I think it has to do with points of view.  Answers tell you something about a point of view that already exists.  But questions define that point of view, and can create totally new points of view.  Questions frame answers.  You can have a whole bunch of data points, but until you ask "What am I looking at?", you don't have any answers.  (Just ask Seurat.)


In my first year at BL, I've busied myself absorbing answers.  I've listened to what the Nancys, Patricia and Bill tell the hiking groups.

What's that called?


I've googled more answers on my own.
Why is it called that?
Why is the blackfoot daisy called that?  Does it have black feet (roots)?  Was there a Mr. Blackfoot?  A Chief Blackfoot?

And now, buttressed and bouyed by those answers, I'm starting to be able to ask more interesting questions.
What's the difference?
That's a yucca.
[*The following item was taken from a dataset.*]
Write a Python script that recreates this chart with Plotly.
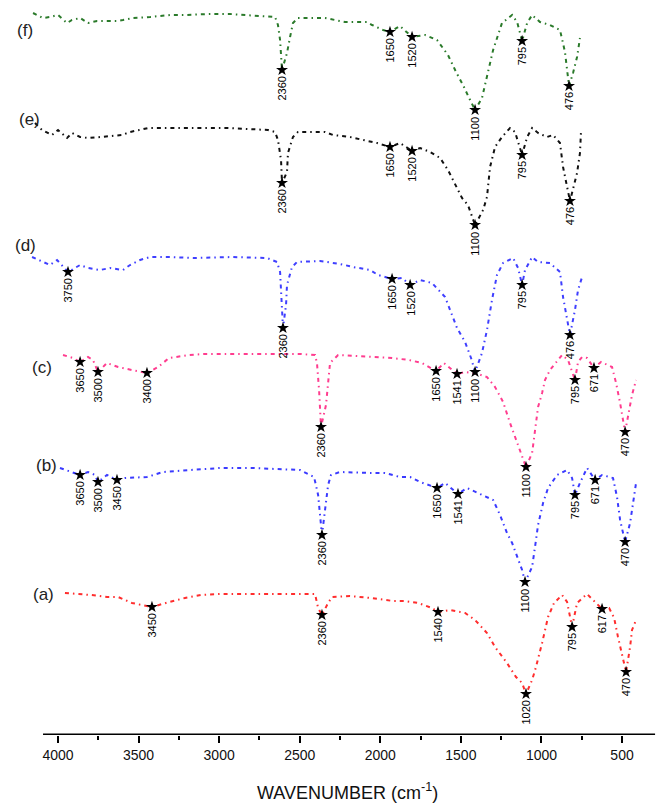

That's a grass.  That's a sedge.  What makes the difference?






How does it work?
I hear at least two kinds of frogs chirping & bellowing this spring.  I imagine the chirps are from small frogs, and the bellowing from large ones.  Is that right?  And do they correspond to the big and little tadpoles I saw last spring (and expect to see soon this spring)?  (And that would explain that the big tadpoles I saw weren't small ones that had been born earlier and grown, but actually a different species, born at the same time.)
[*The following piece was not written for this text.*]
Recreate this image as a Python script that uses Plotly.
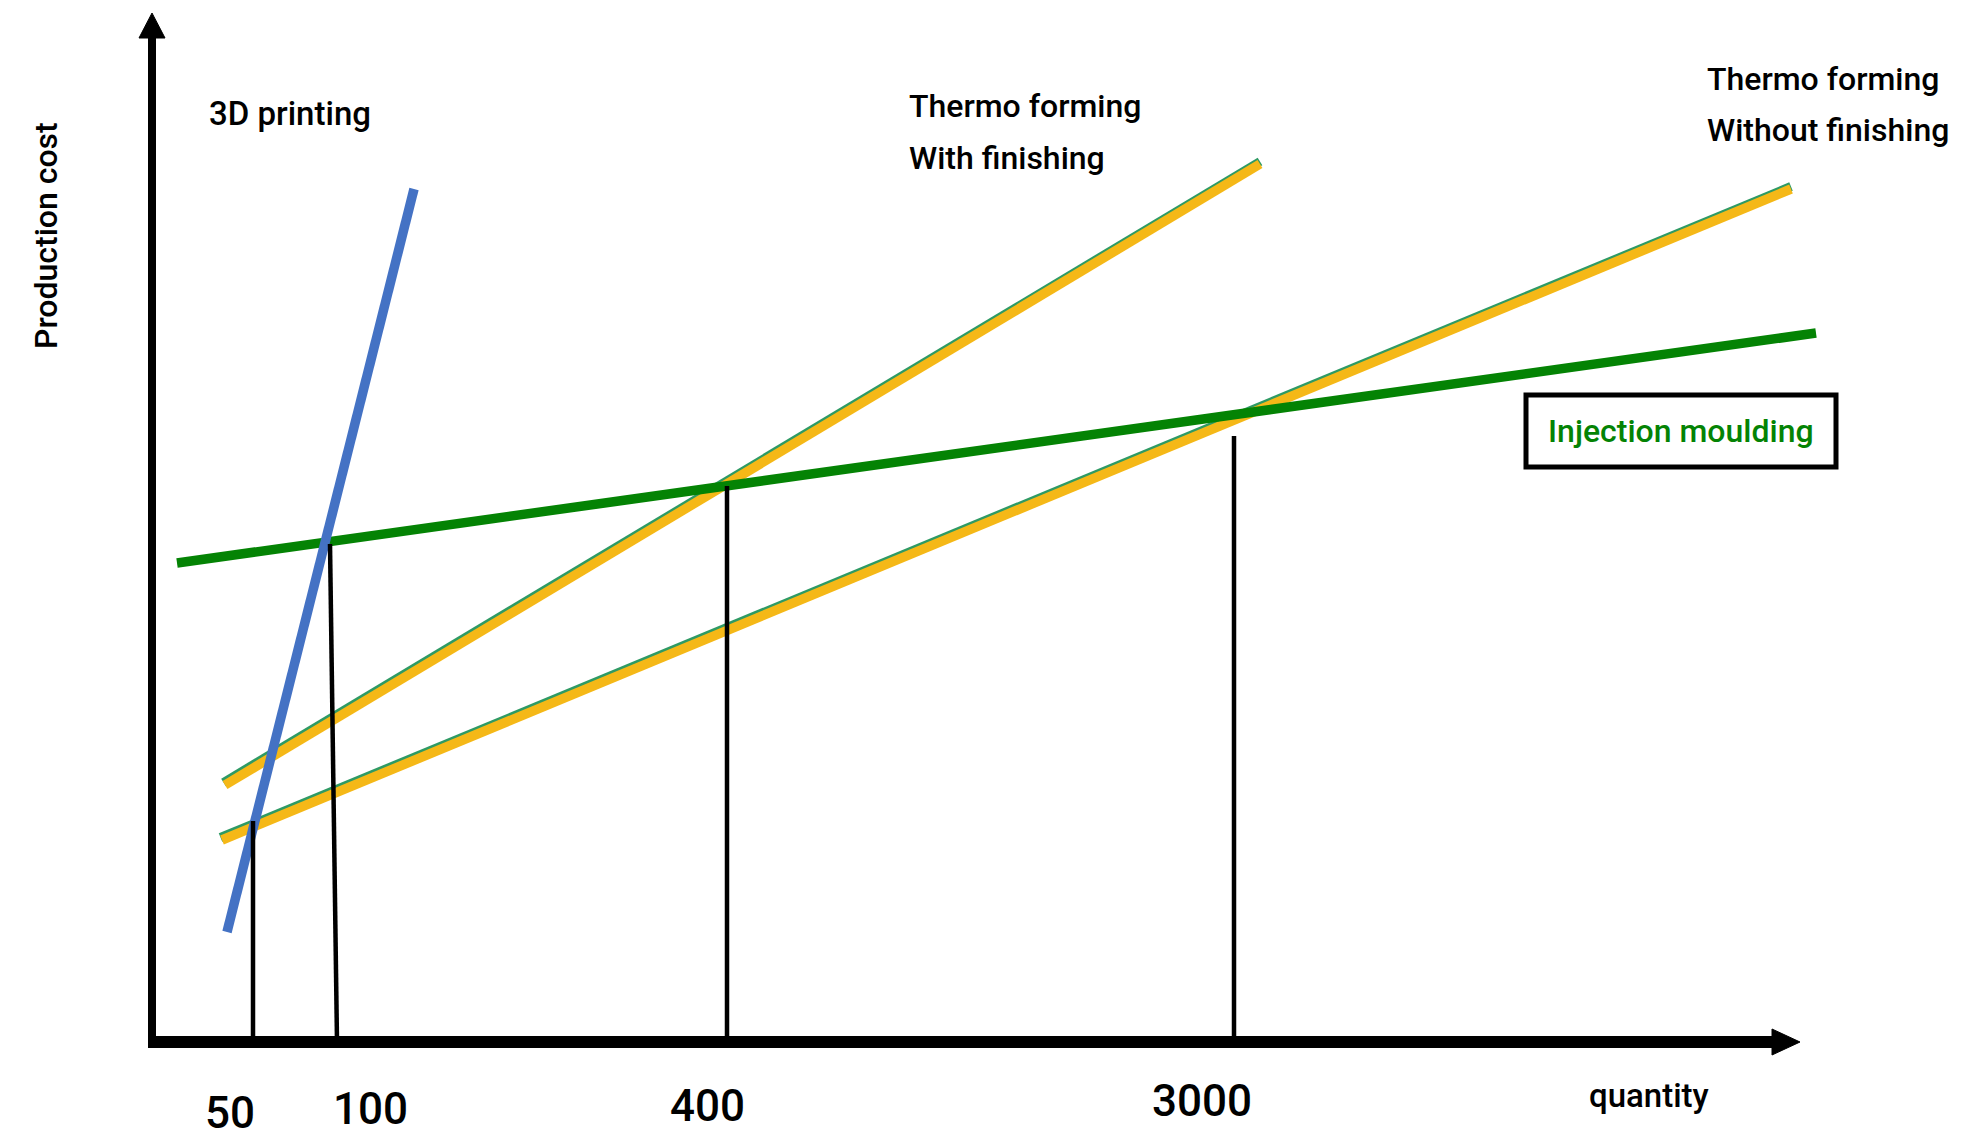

The algae growing in Dry Creek gets washed away by the rains.  This is good for Dry Creek- it brings back clear water for awhile, until the algae takes over again.  But there is no such place as "away".  It gets washed into Lake Austin.  This makes me ask - Are the small stream tributaries of a lake the major source of algae?  So the algae washed into lakes after rain thrive and are responsible for lake blooms?  Or is the algae growing in very small, shallow streams of running water a different species from that growing in lakes, which are deeper and don't flow, and so they don't thrive when they're washed into lakes?














Wednesday, April 17, 2013

Barking

The deer visited this morning - I heard them crashing through the underbrush.  Then two short barking sounds.  I've heard deer make one short alarm call that sounded similar, but never two in a row like this.  Then suddenly the sound was across the valley.  Ah, then: a barking bird.

But what bird barks like this?  It sounded like a dog barking far away, and muzzled.  Then I watched my owl (a great horned owl I've named Henrietta Hooter, in honor of my cat she ate) fly into her tree in my yard.  And then she barked.  And she's there barking still, as I write this.

I recognizer her voice, now.  But not this song.  Why two short barks, and not the sonorous five legato notes she usually sings?

Monday, April 15, 2013

Crowing

The crows are back.  They caused quite a rucous this morning.  The dog was barking at them.  The neighbor down the hill came out to remark on them.

My first encounter with crows was in grade school.  I was walking down the hill to the beach, and came across 5 or 6 of them feeding on road kill.  My memory is of huge, intelligent birds that didn't scare easily.  We stood and watched each other for a few moments, before they flew away.

(I had a similar encounter with vultures in high school.  I was driving my little sister and me down a hot, dusty country back road.  All the windows were down, and we were moving slowly over the uneven gravel.  We approached something on the road ahead - I couldn't tell what it was till we were upon them - 5 to 6 vultures feeding off road kill.  I had approached so slowly, they didn't move.  I came to a stop about 10 feet from them.  They just turned and looked at us.  It was stalemate for a few minutes.  It felt to me like they wouldn't fly off if I drove forward, but would rather attack us.  I told my sister to roll all the windows up fast!  But eventually, of course, I drove and they flew.  I'll never forget how intelligent they looked.)

The first thing that comes up when I google Crows in Texas is Texas Crow Patrol.  They shoot crows for free.  Apparently, crows eat crops.  So they'll come and shoot them for you.  It's legal. And oddly geometrical.

Apparently, this is the western edge of their range in Texas. Google says they are permanent residents, but in this last year, I'm pretty sure I've only heard them during their breeding season Feb - June.  Perhaps they remain here, but are silent (though the thought of silent crows makes me giggle).